Looked at from a different angle, local management initiatives need state law, often more than their advocates like to recognize though usually less than governments are willing to admit. They need state law because, however robust local management systems may be, there are things that local institutions or community-based rules often cannot accomplish alone.
· For example, local institutions, acting alone, cannot define the rules by which they interact with outsiders. Of course, interaction with outsiders is invariably shaped by community-based rules, and frequently governed by long-standing norms and understandings between local groups and outsiders that stand outside of state law.

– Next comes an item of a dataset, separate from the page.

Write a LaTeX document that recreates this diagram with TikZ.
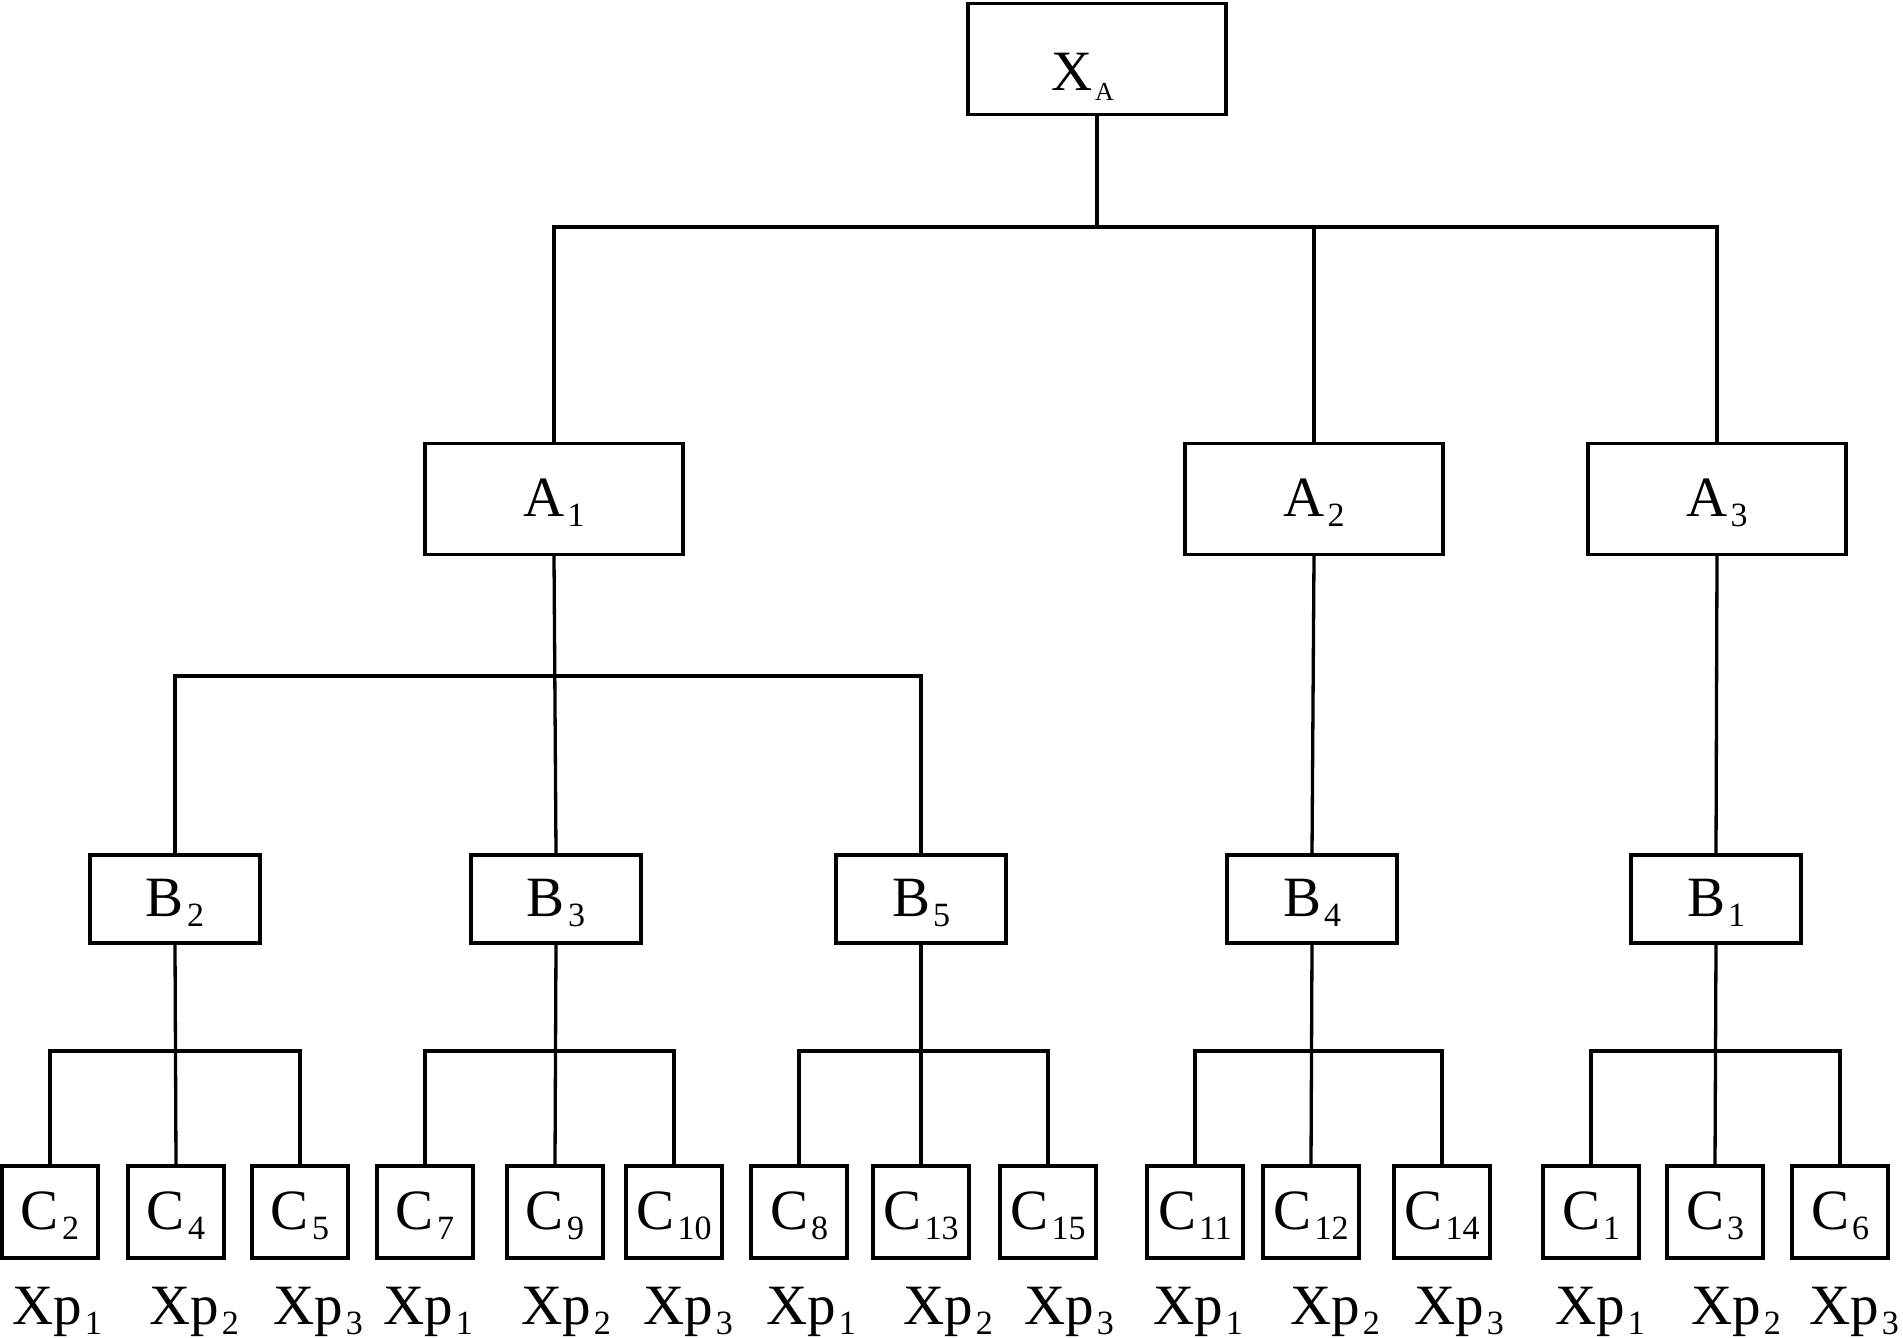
\documentclass[tikz,border=0pt]{standalone}
\usepackage{fontspec}
\setmainfont{Liberation Serif}
\newcommand\sbs[2][34]{\kern3pt\raisebox{-10pt}{\fontsize{#1}{#1}\selectfont #2}}
\begin{document}
\begin{tikzpicture}[x=1pt,y=-1pt, line width=3.3pt, font=\fontsize{57}{60}\selectfont,
  box/.style={draw, rectangle, inner sep=0pt, text height=44pt, text depth=10pt},
  abox/.style={box, minimum width=258pt, minimum height=111pt},
  bbox/.style={box, minimum width=170pt, minimum height=88pt},
  cbox/.style={box, minimum width=96pt, minimum height=92pt},
  lbl/.style={inner sep=0pt, anchor=base}]
\useasboundingbox (0,0) rectangle (1903,1338);
\coordinate (bar1) at (0,227);
\coordinate (bar2) at (0,676);
\coordinate (bar3) at (0,1051);
% top
\node[abox, text height=67pt, text depth=4pt] (XA) at (1097,59) {X\sbs[26]{A}\kern29pt};
% level A
\node[abox] (A1) at (554,499) {A\sbs{1}};
\node[abox] (A2) at (1314,499) {A\sbs{2}};
\node[abox] (A3) at (1717,499) {A\sbs{3}};
% level B
\node[bbox] (B2) at (175,899) {B\sbs{2}};
\node[bbox] (B3) at (556,899) {B\sbs{3}};
\node[bbox] (B5) at (921,899) {B\sbs{5}};
\node[bbox] (B4) at (1312,899) {B\sbs{4}};
\node[bbox] (B1) at (1716,899) {B\sbs{1}};
% level C
\node[cbox] (C2) at (50,1212) {C\sbs{2}};
\node[cbox] (C4) at (176,1212) {C\sbs{4}};
\node[cbox] (C5) at (300,1212) {C\sbs{5}};
\node[cbox] (C7) at (425,1212) {C\sbs{7}};
\node[cbox] (C9) at (555,1212) {C\sbs{9}};
\node[cbox] (C10) at (674,1212) {C\sbs{10}};
\node[cbox] (C8) at (799,1212) {C\sbs{8}};
\node[cbox] (C13) at (921,1212) {C\sbs{13}};
\node[cbox] (C15) at (1048,1212) {C\sbs{15}};
\node[cbox] (C11) at (1195,1212) {C\sbs{11}};
\node[cbox] (C12) at (1311,1212) {C\sbs{12}};
\node[cbox] (C14) at (1442,1212) {C\sbs{14}};
\node[cbox] (C1) at (1591,1212) {C\sbs{1}};
\node[cbox] (C3) at (1715,1212) {C\sbs{3}};
\node[cbox] (C6) at (1840,1212) {C\sbs{6}};
% labels
\node[lbl] (L1) at (57,1324) {Xp\sbs{1}};
\node[lbl] (L2) at (194,1324) {Xp\sbs{2}};
\node[lbl] (L3) at (318,1324) {Xp\sbs{3}};
\node[lbl] (L4) at (428,1324) {Xp\sbs{1}};
\node[lbl] (L5) at (566,1324) {Xp\sbs{2}};
\node[lbl] (L6) at (688,1324) {Xp\sbs{3}};
\node[lbl] (L7) at (811,1324) {Xp\sbs{1}};
\node[lbl] (L8) at (948,1324) {Xp\sbs{2}};
\node[lbl] (L9) at (1069,1324) {Xp\sbs{3}};
\node[lbl] (L10) at (1198,1324) {Xp\sbs{1}};
\node[lbl] (L11) at (1335,1324) {Xp\sbs{2}};
\node[lbl] (L12) at (1459,1324) {Xp\sbs{3}};
\node[lbl] (L13) at (1600,1324) {Xp\sbs{1}};
\node[lbl] (L14) at (1736,1324) {Xp\sbs{2}};
\node[lbl] (L15) at (1854,1324) {Xp\sbs{3}};
% connectors top
\draw (XA.south) -- (XA.south |- bar1);
\draw (A1.north) -- (A1.north |- bar1) -- (A3.north |- bar1) -- (A3.north);
\draw (A2.north) -- (A2.north |- bar1);
% connectors A -> B
\draw (B2.north) -- (B2.north |- bar2) -- (B5.north |- bar2) -- (B5.north);
\draw (A1.south) -- (B3.north);
\draw (A2.south) -- (B4.north);
\draw (A3.south) -- (B1.north);
% connectors B -> C
\draw (C2.north) -- (C2.north |- bar3) -- (C5.north |- bar3) -- (C5.north);
\draw (B2.south) -- (C4.north);
\draw (C7.north) -- (C7.north |- bar3) -- (C10.north |- bar3) -- (C10.north);
\draw (B3.south) -- (C9.north);
\draw (C8.north) -- (C8.north |- bar3) -- (C15.north |- bar3) -- (C15.north);
\draw (B5.south) -- (C13.north);
\draw (C11.north) -- (C11.north |- bar3) -- (C14.north |- bar3) -- (C14.north);
\draw (B4.south) -- (C12.north);
\draw (C1.north) -- (C1.north |- bar3) -- (C6.north |- bar3) -- (C6.north);
\draw (B1.south) -- (C3.north);
\end{tikzpicture}
\end{document}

Highly localized community-based management systems (for example, those that operate at the level of a particular village or user group), are often nested within a wider community governed by elaborated ‘customary’ or non-state legal regimes that provide rules for how the smaller groupings within the larger community interact and mechanisms for resolving conflict. Thus, ‘outsider’ may be defined differently depending on which concentric or sometimes overlapping concept of community one is alluding to. The point remains, however, that because local groups and community-based systems are also nested within a state legal regime, local groups often need a legal status that outsiders can recognize and interact with. They need legal protection from trespass and the criminal behavior of outsiders. They need state law to give legal recognition to community-based rules and to tell outsiders that they have to abide by those rules.